When Valentina is six, her father makes a trip to the United States. He applies for a visa so she can travel with him and receive better medical care. It’s denied.
When she is 10 she gets very sick, Fredy tells me. Trips to Santiago become more frequent. Her parents always sleep on the hospital floor. When healthy, she attends school but has little interest in friends her own age. She is always with her older sister.
At 13, Valentina becomes determined to live, though by this point she needs a double lung transplant to keep breathing. No organs are available, and the family can’t afford a transplant. She campaigns by handing out fliers outside of a Santiago hospital. Though the family is featured on local news reports, fundraising efforts bring in “very little,” Fredy says.
It’s getting harder and harder to breathe. Valentina can’t keep weight on. The headaches come all the time. She spends much of 2013 in the hospital.
In February 2014, after nine months in the hospital, she is ready to die.
She posts her plea to YouTube one night. Within two hours it has been viewed 25,000 times. At 7 a.m. the next morning the family starts getting calls from Israel, Japan, Britain, all over the world.
Her heartbroken parents fall apart but never question her decision. We support her “100 percent,” Fredy says. She is “smart and aware and we want to respect that.”
The media visit her in the hospital, and one reporter tells her she will be cured.
“Si,” she says. She manages a quick smile and casts her eyes downward. You sense she’s just being polite.
Valentina is excited but also scared and overwhelmed by all of the attention. The family hire bodyguards to stand outside her hospital room. She receives a visit from the Chilean president, Michelle Bachelet.
Valentina tells the president she wants to enjoy life.
There is no money. There are no organs. Valentina is too small to endure any transplant.
She has little breath to waste and she has a message. Her requests are humble; she’s not asking for medical breakthroughs or a cure, like I am.
She wants housing near hospitals throughout Chile so the parents of sick children don’t have to sleep on hospital floors. She dreams of a marathon — a big one — tied to cystic fibrosis, and she wishes for a book and a movie to be made about her life. But more than anything Valentina wants to see the formation of public clinics in Chile to help children like her, but with all kinds of rare diseases, not just cystic fibrosis.
She has always been like that, a humanitarian, her father tells me.
Valentina does not end up getting the shot to help her sleep forever.

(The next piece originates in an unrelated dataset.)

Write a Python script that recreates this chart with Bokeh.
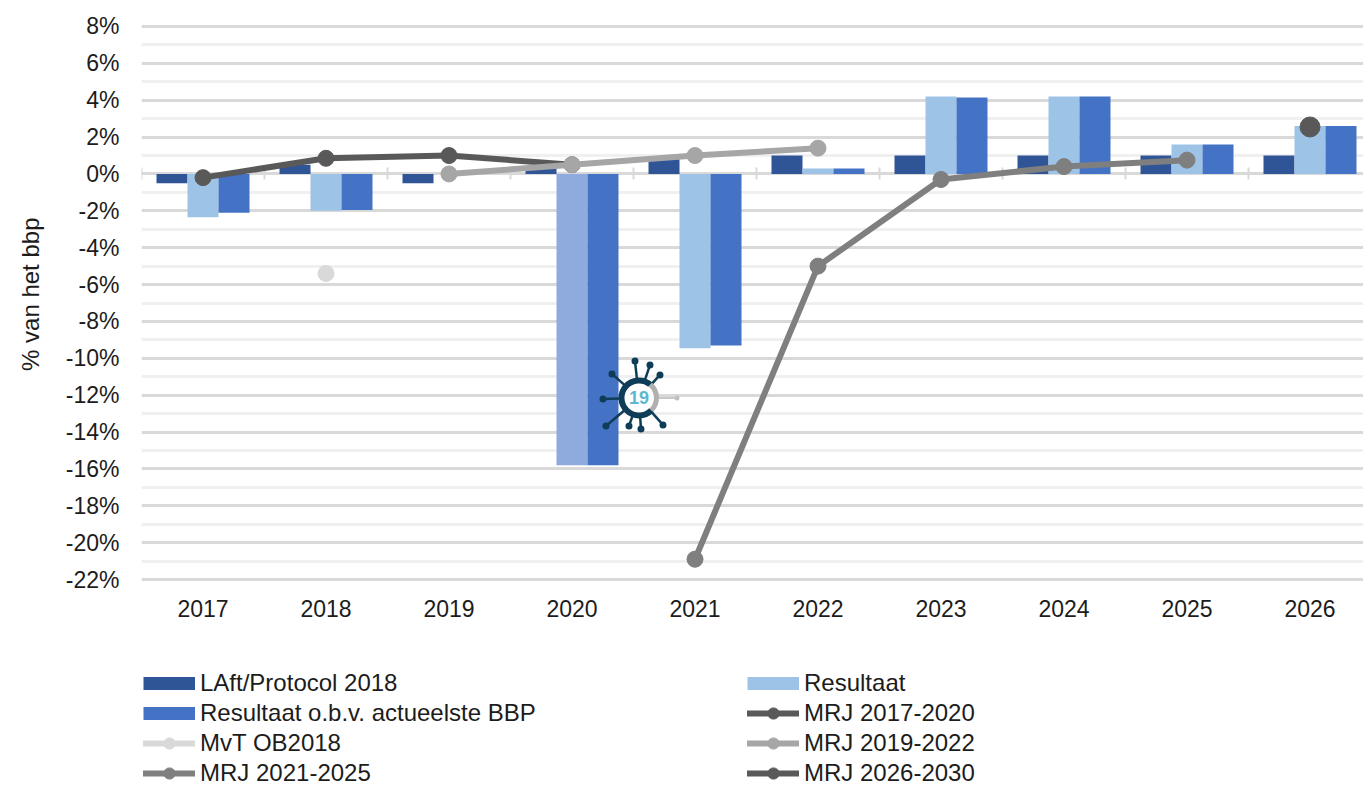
from math import nan, radians
from bokeh.plotting import figure
from bokeh.layouts import column
from bokeh.models import FixedTicker, LinearAxis, Legend, LegendItem, Range1d, PrintfTickFormatter, Title
from bokeh.core.properties import value
from bokeh.embed import file_html
from bokeh.resources import INLINE

FONT = "Liberation Sans"
years = ["2017", "2018", "2019", "2020", "2021", "2022", "2023", "2024", "2025", "2026"]
laft = [-0.5, 0.5, -0.5, 0.3, 0.8, 1.0, 1.0, 1.0, 1.0, 1.0]
resultaat = [-2.35, -2.0, nan, -15.8, -9.45, 0.3, 4.2, 4.2, 1.6, 2.6]
resultaat_bbp = [-2.1, -1.95, nan, -15.8, -9.3, 0.3, 4.15, 4.2, 1.6, 2.6]
resultaat_colors = ["#9dc3e6", "#9dc3e6", "#9dc3e6", "#8faadc", "#9dc3e6", "#9dc3e6",
                    "#9dc3e6", "#9dc3e6", "#9dc3e6", "#9dc3e6"]
mrj_1720 = [-0.2, 0.85, 1.0, 0.5, nan, nan, nan, nan, nan, nan]
mvt_ob18 = [nan, -5.4, nan, nan, nan, nan, nan, nan, nan, nan]
mrj_1922 = [nan, nan, 0.0, 0.5, 1.0, 1.4, nan, nan, nan, nan]
mrj_2125 = [nan, nan, nan, nan, -20.9, -5.0, -0.3, 0.4, 0.75, nan]
mrj_2630 = [nan, nan, nan, nan, nan, nan, nan, nan, nan, 2.55]
y_ticks = list(range(-22, 9, 2))
y_minor = list(range(-21, 8, 2))

xs = list(range(len(years)))
PX_X, PX_Y = 123.0, 18.43
TXT = "#1c1c1c"

p = figure(frame_width=1222, frame_height=557, output_backend="svg", toolbar_location=None,
           x_range=Range1d(-0.5, -0.5 + 1222 / PX_X), y_range=Range1d(-22.108, 8.108),
           min_border_left=141, min_border_right=0, min_border_top=24, min_border_bottom=59,
           background_fill_color="white", border_fill_color="white", outline_line_color=None)

# grid
p.xgrid.visible = False
p.ygrid.ticker = FixedTicker(ticks=y_ticks, minor_ticks=y_minor)
p.ygrid.grid_line_color = "#d9d9d9"
p.ygrid.grid_line_width = 3
p.ygrid.minor_grid_line_color = "#f0f0f0"
p.ygrid.minor_grid_line_width = 3

# y axis
p.yaxis.ticker = FixedTicker(ticks=y_ticks)
p.yaxis.formatter = PrintfTickFormatter(format="%d%%")
p.yaxis.axis_line_color = None
p.yaxis.major_tick_line_color = None
p.yaxis.minor_tick_line_color = None
p.yaxis.major_label_text_font = FONT
p.yaxis.major_label_text_font_size = "23px"
p.yaxis.major_label_text_color = TXT
p.yaxis.major_label_standoff = 16

ylabel = Title(text="% van het bbp", align="right", offset=193, standoff=33, vertical_align="top",
               text_font=FONT, text_font_size="24px", text_font_style="normal", text_color=TXT)
p.add_layout(ylabel, "left")

# x axis labels
p.xaxis.ticker = FixedTicker(ticks=xs)
p.xaxis.major_label_overrides = {i: y for i, y in enumerate(years)}
p.xaxis.axis_line_color = None
p.xaxis.major_tick_line_color = None
p.xaxis.minor_tick_line_color = None
p.xaxis.major_label_text_font = FONT
p.xaxis.major_label_text_font_size = "23px"
p.xaxis.major_label_text_color = TXT
p.xaxis.major_label_standoff = 12

# zero axis with ticks between categories
zero = LinearAxis(fixed_location=0, ticker=FixedTicker(ticks=[i - 0.5 for i in xs]),
                  major_label_text_font_size="0px", major_label_text_color=None,
                  axis_line_color="#d9d9d9", axis_line_width=3,
                  major_tick_line_color="#d9d9d9", major_tick_line_width=2,
                  major_tick_in=6, major_tick_out=6, minor_tick_line_color=None)
zero.level = "underlay"
p.add_layout(zero, "below")

# bars
W = 31 / PX_X
p.vbar(x=[i - W for i in xs], top=laft, bottom=0, width=W, fill_color="#2f5597", line_color=None)
p.vbar(x=xs, top=resultaat, bottom=0, width=W, fill_color=resultaat_colors, line_color=None)
p.vbar(x=[i + W for i in xs], top=resultaat_bbp, bottom=0, width=W, fill_color="#4472c4", line_color=None)

# lines
def series(vals, color, size=16):
    p.line(xs, vals, line_color=color, line_width=6, line_join="round")
    p.scatter(xs, vals, size=size, fill_color=color, line_color=color)

series(mvt_ob18, "#d9d9d9")
series(mrj_1720, "#595959")
series(mrj_1922, "#a6a6a6")
series(mrj_2125, "#7f7f7f")
series(mrj_2630, "#595959", size=20)

# corona icon
ICON_X, ICON_Y = 3.5445, -12.15
DARK = "#0f3d57"
spike_dx = [-4, 11, 21, 24, 2, -10, -33, -36, -27]
spike_dy = [-37, -33, -23, 27, 31, 28, 28, 1, -24]
sx = [ICON_X + d / PX_X for d in spike_dx]
sy = [ICON_Y - d / PX_Y for d in spike_dy]
p.segment([ICON_X] * len(sx), [ICON_Y] * len(sx), sx, sy, line_color=DARK, line_width=2.5)
p.scatter(sx, sy, size=7, fill_color=DARK, line_color=None)
gx, gy = ICON_X + 38 / PX_X, ICON_Y
p.segment([ICON_X], [ICON_Y], [gx], [gy], line_color="#c8c8c8", line_width=2)
p.scatter([gx], [gy], size=5, fill_color="#c0c0c0", line_color=None)
p.scatter([ICON_X], [ICON_Y], size=36, fill_color="white", line_color=None)
p.arc([ICON_X], [ICON_Y], radius=17.5, radius_units="screen", start_angle=radians(-45),
      end_angle=radians(50), line_color="#b0b0b0", line_width=5)
p.arc([ICON_X], [ICON_Y], radius=17.5, radius_units="screen", start_angle=radians(50),
      end_angle=radians(315), line_color=DARK, line_width=6)
p.text([ICON_X], [ICON_Y], text=["19"], text_align="center", text_baseline="middle",
       text_color="#5bb8d0", text_font=value(FONT), text_font_size="18px", text_font_style="bold")

# legend in its own strip below the chart
lf = figure(width=1363, height=145, output_backend="svg", toolbar_location=None,
            x_axis_location=None, y_axis_location=None, x_range=Range1d(0, 1), y_range=Range1d(0, 1),
            min_border=0, outline_line_color=None, background_fill_color="white",
            border_fill_color="white")
lf.xgrid.visible = False
lf.ygrid.visible = False

def swatch(color):
    return [lf.line([nan], [nan], line_color=color, line_width=13, line_cap="butt")]

def proxy(color):
    return [lf.line([nan], [nan], line_color=color, line_width=6, line_cap="round"),
            lf.scatter([nan], [nan], fill_color=color, line_color=color)]

items = [
    LegendItem(label="LAft/Protocol 2018", renderers=swatch("#2f5597")),
    LegendItem(label="Resultaat o.b.v. actueelste BBP", renderers=swatch("#4472c4")),
    LegendItem(label="MvT OB2018", renderers=proxy("#d9d9d9")),
    LegendItem(label="MRJ 2021-2025", renderers=proxy("#7f7f7f")),
    LegendItem(label="Resultaat", renderers=swatch("#9dc3e6")),
    LegendItem(label="MRJ 2017-2020", renderers=proxy("#595959")),
    LegendItem(label="MRJ 2019-2022", renderers=proxy("#a6a6a6")),
    LegendItem(label="MRJ 2026-2030", renderers=proxy("#595959")),
]
legend = Legend(items=items, ncols=2, location=(2, -2), padding=0, margin=0, spacing=2,
                glyph_width=52, glyph_height=28, label_standoff=5, label_width=545, label_height=22,
                label_text_font=FONT, label_text_font_size="24px", label_text_color=TXT,
                background_fill_alpha=0, border_line_color=None)
lf.add_layout(legend, "center")

page = column(p, lf, spacing=0)
open("out.html", "w").write(file_html(page, INLINE))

Her breath grows weak; she strains to stay alive through quick, shallow pants. “Help,” she says. “Help. Help.” Those were her last words. On May 14 she succumbs to the same genetic illness my son carries.
What the future might hold
I wondered after Eli and I left the supermarket why people are so quick to judge, instead of looking at a sad or confusing person with understanding — or at least a desire to understand.
I am putting my son to bed now. He wears dinosaur pajamas and a goofy grin. I put on “Rainbow Connection” by Kermit the Frog, who strums along on guitar.
Each night, as I put my little boy to sleep, soulful Kermit, the everyfrog, contemplates the meaning of life with us.
I think about Valentina sometimes, her life, her dreams. Even in failing health, she was kind. Valentina never lost hope. She was only being realistic. Her lungs failed but not before she gave the world her to-do list. She never once stopped believing, stopped insisting in her quiet, determined way, that things could be better for kids like her. She gave hope, even as death drew nearer with her each passing breath.
“Someday we’ll find it, the rainbow connection, the lovers, the dreamers and me,” Kermit sings.